What's the implication of 4.5% and 8% ? Let me give you a slightly convoluted explanation.
Many of you may have encountered those advertisements of our Monetary Authority: the return of an investment is proportional to its risk.
The point is, as Benjamin Graham pointed out (some 70 years ago, in Security Analysis), the return of any risk-free investment is expected to be roughly equal to the nominal inflation rate, which is around 4.5%. (Graham himself used the US treasury bonds as the example of a risk-free investment, which we may not agree nowadays. That's another story.)
How about a business with an average risk (alas, so-called market return rate) ? According to Graham, the expected return is 8% in the long run.
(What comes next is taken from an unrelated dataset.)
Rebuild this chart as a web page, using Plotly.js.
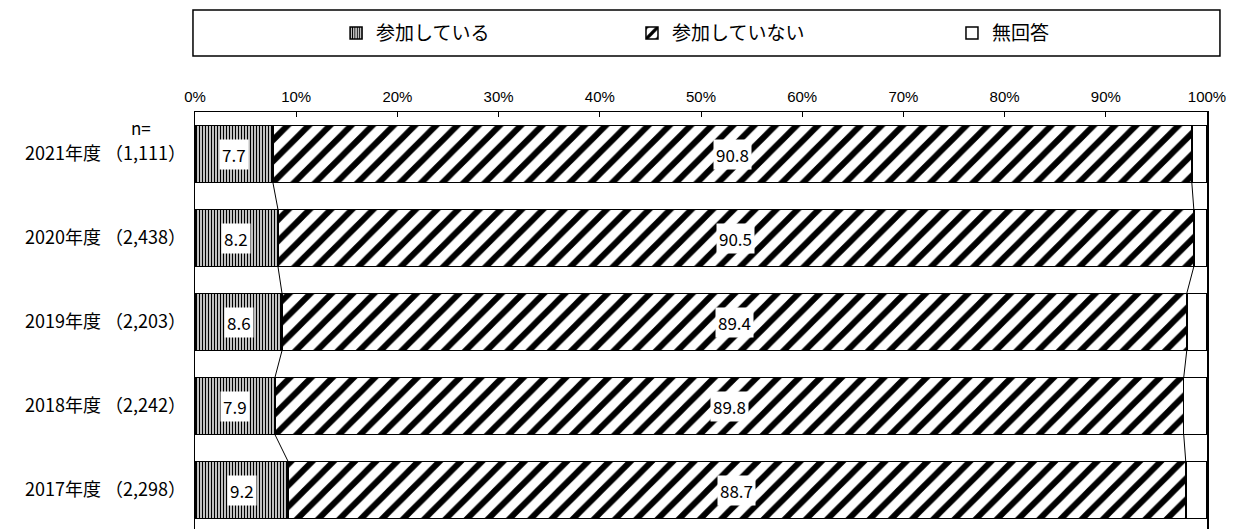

The inevitable conclusion is, therefore, to meet the requirement of the real-life inflation, one must go for business with an average risk and should never do ordinary saving or any so-called risk-free gadgets (including government bonds).
PS. JW, TW, and other friends who are experienced investors would recognize I have done away with jargon such as Beta and Market Return Rate.
By definition, beta is one for an ordinary business. The above calculation indicates that the deviation is 3.5% (i.e. 8% minus 4.5%). For an investment with very high risk, beta equals 3, and the expected return is 4.5% plus 3 time 3.5%, which makes 15%. An investment with expected return above this figure is unrealistic.
Interested beginners are encouraged to read The Intelligent Investor by Benjamin Graham or The 10-Day MBA by Steven Silbiger.